§ INFORMATION PROVIDED
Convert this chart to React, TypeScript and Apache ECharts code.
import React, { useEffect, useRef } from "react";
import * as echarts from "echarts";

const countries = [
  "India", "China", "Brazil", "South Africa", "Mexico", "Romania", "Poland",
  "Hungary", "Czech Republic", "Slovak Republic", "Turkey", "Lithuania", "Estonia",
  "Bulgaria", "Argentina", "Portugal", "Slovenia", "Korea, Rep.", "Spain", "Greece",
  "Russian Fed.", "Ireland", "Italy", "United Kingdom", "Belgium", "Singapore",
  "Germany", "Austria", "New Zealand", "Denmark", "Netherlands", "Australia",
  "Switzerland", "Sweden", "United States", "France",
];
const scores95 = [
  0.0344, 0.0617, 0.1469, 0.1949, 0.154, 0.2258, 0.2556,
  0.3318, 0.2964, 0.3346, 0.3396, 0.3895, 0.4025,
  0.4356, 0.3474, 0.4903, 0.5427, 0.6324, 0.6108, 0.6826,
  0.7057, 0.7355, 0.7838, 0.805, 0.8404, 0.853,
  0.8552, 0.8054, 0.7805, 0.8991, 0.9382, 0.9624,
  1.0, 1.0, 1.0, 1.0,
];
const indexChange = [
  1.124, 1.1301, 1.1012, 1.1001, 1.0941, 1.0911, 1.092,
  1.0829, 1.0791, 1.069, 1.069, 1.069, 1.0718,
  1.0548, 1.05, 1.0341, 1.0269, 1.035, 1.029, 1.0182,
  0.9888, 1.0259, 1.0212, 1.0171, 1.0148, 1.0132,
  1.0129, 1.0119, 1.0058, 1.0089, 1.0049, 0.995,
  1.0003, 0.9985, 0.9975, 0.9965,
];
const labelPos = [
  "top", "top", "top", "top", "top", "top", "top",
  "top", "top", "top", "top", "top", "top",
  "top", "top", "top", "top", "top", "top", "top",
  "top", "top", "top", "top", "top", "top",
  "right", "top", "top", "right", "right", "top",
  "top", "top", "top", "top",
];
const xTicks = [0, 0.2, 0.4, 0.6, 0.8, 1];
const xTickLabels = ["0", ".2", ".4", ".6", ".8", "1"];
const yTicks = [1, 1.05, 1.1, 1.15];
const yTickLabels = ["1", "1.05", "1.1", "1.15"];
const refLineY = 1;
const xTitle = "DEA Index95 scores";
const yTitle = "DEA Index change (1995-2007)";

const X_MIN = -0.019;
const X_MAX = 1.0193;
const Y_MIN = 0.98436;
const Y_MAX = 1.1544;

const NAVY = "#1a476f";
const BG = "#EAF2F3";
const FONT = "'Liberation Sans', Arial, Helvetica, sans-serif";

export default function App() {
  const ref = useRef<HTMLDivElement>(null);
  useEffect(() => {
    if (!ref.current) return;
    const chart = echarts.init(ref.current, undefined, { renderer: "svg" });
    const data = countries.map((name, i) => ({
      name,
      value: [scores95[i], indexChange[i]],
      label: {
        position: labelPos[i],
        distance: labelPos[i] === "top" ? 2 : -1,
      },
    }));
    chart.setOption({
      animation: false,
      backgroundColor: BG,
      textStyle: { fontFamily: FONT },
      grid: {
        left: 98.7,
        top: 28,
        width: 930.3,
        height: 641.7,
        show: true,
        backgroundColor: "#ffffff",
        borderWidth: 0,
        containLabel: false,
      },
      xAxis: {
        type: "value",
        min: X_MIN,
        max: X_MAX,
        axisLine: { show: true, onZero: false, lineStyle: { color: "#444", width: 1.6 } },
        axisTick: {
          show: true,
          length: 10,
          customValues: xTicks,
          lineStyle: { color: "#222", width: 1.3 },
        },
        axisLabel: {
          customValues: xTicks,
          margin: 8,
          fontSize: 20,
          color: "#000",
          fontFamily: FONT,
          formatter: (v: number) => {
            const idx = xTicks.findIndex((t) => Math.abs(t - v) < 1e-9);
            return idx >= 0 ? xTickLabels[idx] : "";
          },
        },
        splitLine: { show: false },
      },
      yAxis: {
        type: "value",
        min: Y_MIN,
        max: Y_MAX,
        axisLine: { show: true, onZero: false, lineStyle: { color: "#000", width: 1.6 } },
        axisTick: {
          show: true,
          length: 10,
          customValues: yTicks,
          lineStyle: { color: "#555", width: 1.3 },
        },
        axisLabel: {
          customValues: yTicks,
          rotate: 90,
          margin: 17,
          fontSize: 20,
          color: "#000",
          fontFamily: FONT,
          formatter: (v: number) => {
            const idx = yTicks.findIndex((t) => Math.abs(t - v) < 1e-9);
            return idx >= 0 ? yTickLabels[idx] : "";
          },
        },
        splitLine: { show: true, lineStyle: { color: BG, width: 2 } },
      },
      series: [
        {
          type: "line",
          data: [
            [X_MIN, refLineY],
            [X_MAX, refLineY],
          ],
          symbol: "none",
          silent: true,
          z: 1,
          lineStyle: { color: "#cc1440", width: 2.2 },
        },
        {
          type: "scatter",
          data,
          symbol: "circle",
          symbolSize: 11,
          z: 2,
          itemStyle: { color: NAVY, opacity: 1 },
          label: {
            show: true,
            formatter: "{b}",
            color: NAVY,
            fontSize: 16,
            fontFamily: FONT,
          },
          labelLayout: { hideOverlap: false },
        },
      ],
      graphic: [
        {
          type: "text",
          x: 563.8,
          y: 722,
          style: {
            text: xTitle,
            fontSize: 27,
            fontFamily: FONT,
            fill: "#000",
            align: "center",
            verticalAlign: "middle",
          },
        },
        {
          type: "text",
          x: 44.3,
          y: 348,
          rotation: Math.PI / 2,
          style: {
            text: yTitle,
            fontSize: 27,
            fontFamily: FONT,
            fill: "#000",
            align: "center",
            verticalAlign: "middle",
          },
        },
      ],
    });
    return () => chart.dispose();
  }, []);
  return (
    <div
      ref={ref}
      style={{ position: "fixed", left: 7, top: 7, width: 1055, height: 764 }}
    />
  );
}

§ TASK BRIEF
Please output the complete data exactly.

§ WRITTEN RESPONSE
Convert this chart to React, TypeScript and Apache ECharts code.
import React, { useEffect, useRef } from "react";
import * as echarts from "echarts";

const countries = [
  "India", "China", "Brazil", "South Africa", "Mexico", "Romania", "Poland",
  "Hungary", "Czech Republic", "Slovak Republic", "Turkey", "Lithuania", "Estonia",
  "Bulgaria", "Argentina", "Portugal", "Slovenia", "Korea, Rep.", "Spain", "Greece",
  "Russian Fed.", "Ireland", "Italy", "United Kingdom", "Belgium", "Singapore",
  "Germany", "Austria", "New Zealand", "Denmark", "Netherlands", "Australia",
  "Switzerland", "Sweden", "United States", "France",
];
const scores95 = [
  0.0344, 0.0617, 0.1469, 0.1949, 0.154, 0.2258, 0.2556,
  0.3318, 0.2964, 0.3346, 0.3396, 0.3895, 0.4025,
  0.4356, 0.3474, 0.4903, 0.5427, 0.6324, 0.6108, 0.6826,
  0.7057, 0.7355, 0.7838, 0.805, 0.8404, 0.853,
  0.8552, 0.8054, 0.7805, 0.8991, 0.9382, 0.9624,
  1.0, 1.0, 1.0, 1.0,
];
const indexChange = [
  1.124, 1.1301, 1.1012, 1.1001, 1.0941, 1.0911, 1.092,
  1.0829, 1.0791, 1.069, 1.069, 1.069, 1.0718,
  1.0548, 1.05, 1.0341, 1.0269, 1.035, 1.029, 1.0182,
  0.9888, 1.0259, 1.0212, 1.0171, 1.0148, 1.0132,
  1.0129, 1.0119, 1.0058, 1.0089, 1.0049, 0.995,
  1.0003, 0.9985, 0.9975, 0.9965,
];
const labelPos = [
  "top", "top", "top", "top", "top", "top", "top",
  "top", "top", "top", "top", "top", "top",
  "top", "top", "top", "top", "top", "top", "top",
  "top", "top", "top", "top", "top", "top",
  "right", "top", "top", "right", "right", "top",
  "top", "top", "top", "top",
];
const xTicks = [0, 0.2, 0.4, 0.6, 0.8, 1];
const xTickLabels = ["0", ".2", ".4", ".6", ".8", "1"];
const yTicks = [1, 1.05, 1.1, 1.15];
const yTickLabels = ["1", "1.05", "1.1", "1.15"];
const refLineY = 1;
const xTitle = "DEA Index95 scores";
const yTitle = "DEA Index change (1995-2007)";

const X_MIN = -0.019;
const X_MAX = 1.0193;
const Y_MIN = 0.98436;
const Y_MAX = 1.1544;

const NAVY = "#1a476f";
const BG = "#EAF2F3";
const FONT = "'Liberation Sans', Arial, Helvetica, sans-serif";

export default function App() {
  const ref = useRef<HTMLDivElement>(null);
  useEffect(() => {
    if (!ref.current) return;
    const chart = echarts.init(ref.current, undefined, { renderer: "svg" });
    const data = countries.map((name, i) => ({
      name,
      value: [scores95[i], indexChange[i]],
      label: {
        position: labelPos[i],
        distance: labelPos[i] === "top" ? 2 : -1,
      },
    }));
    chart.setOption({
      animation: false,
      backgroundColor: BG,
      textStyle: { fontFamily: FONT },
      grid: {
        left: 98.7,
        top: 28,
        width: 930.3,
        height: 641.7,
        show: true,
        backgroundColor: "#ffffff",
        borderWidth: 0,
        containLabel: false,
      },
      xAxis: {
        type: "value",
        min: X_MIN,
        max: X_MAX,
        axisLine: { show: true, onZero: false, lineStyle: { color: "#444", width: 1.6 } },
        axisTick: {
          show: true,
          length: 10,
          customValues: xTicks,
          lineStyle: { color: "#222", width: 1.3 },
        },
        axisLabel: {
          customValues: xTicks,
          margin: 8,
          fontSize: 20,
          color: "#000",
          fontFamily: FONT,
          formatter: (v: number) => {
            const idx = xTicks.findIndex((t) => Math.abs(t - v) < 1e-9);
            return idx >= 0 ? xTickLabels[idx] : "";
          },
        },
        splitLine: { show: false },
      },
      yAxis: {
        type: "value",
        min: Y_MIN,
        max: Y_MAX,
        axisLine: { show: true, onZero: false, lineStyle: { color: "#000", width: 1.6 } },
        axisTick: {
          show: true,
          length: 10,
          customValues: yTicks,
          lineStyle: { color: "#555", width: 1.3 },
        },
        axisLabel: {
          customValues: yTicks,
          rotate: 90,
          margin: 17,
          fontSize: 20,
          color: "#000",
          fontFamily: FONT,
          formatter: (v: number) => {
            const idx = yTicks.findIndex((t) => Math.abs(t - v) < 1e-9);
            return idx >= 0 ? yTickLabels[idx] : "";
          },
        },
        splitLine: { show: true, lineStyle: { color: BG, width: 2 } },
      },
      series: [
        {
          type: "line",
          data: [
            [X_MIN, refLineY],
            [X_MAX, refLineY],
          ],
          symbol: "none",
          silent: true,
          z: 1,
          lineStyle: { color: "#cc1440", width: 2.2 },
        },
        {
          type: "scatter",
          data,
          symbol: "circle",
          symbolSize: 11,
          z: 2,
          itemStyle: { color: NAVY, opacity: 1 },
          label: {
            show: true,
            formatter: "{b}",
            color: NAVY,
            fontSize: 16,
            fontFamily: FONT,
          },
          labelLayout: { hideOverlap: false },
        },
      ],
      graphic: [
        {
          type: "text",
          x: 563.8,
          y: 722,
          style: {
            text: xTitle,
            fontSize: 27,
            fontFamily: FONT,
            fill: "#000",
            align: "center",
            verticalAlign: "middle",
          },
        },
        {
          type: "text",
          x: 44.3,
          y: 348,
          rotation: Math.PI / 2,
          style: {
            text: yTitle,
            fontSize: 27,
            fontFamily: FONT,
            fill: "#000",
            align: "center",
            verticalAlign: "middle",
          },
        },
      ],
    });
    return () => chart.dispose();
  }, []);
  return (
    <div
      ref={ref}
      style={{ position: "fixed", left: 7, top: 7, width: 1055, height: 764 }}
    />
  );
}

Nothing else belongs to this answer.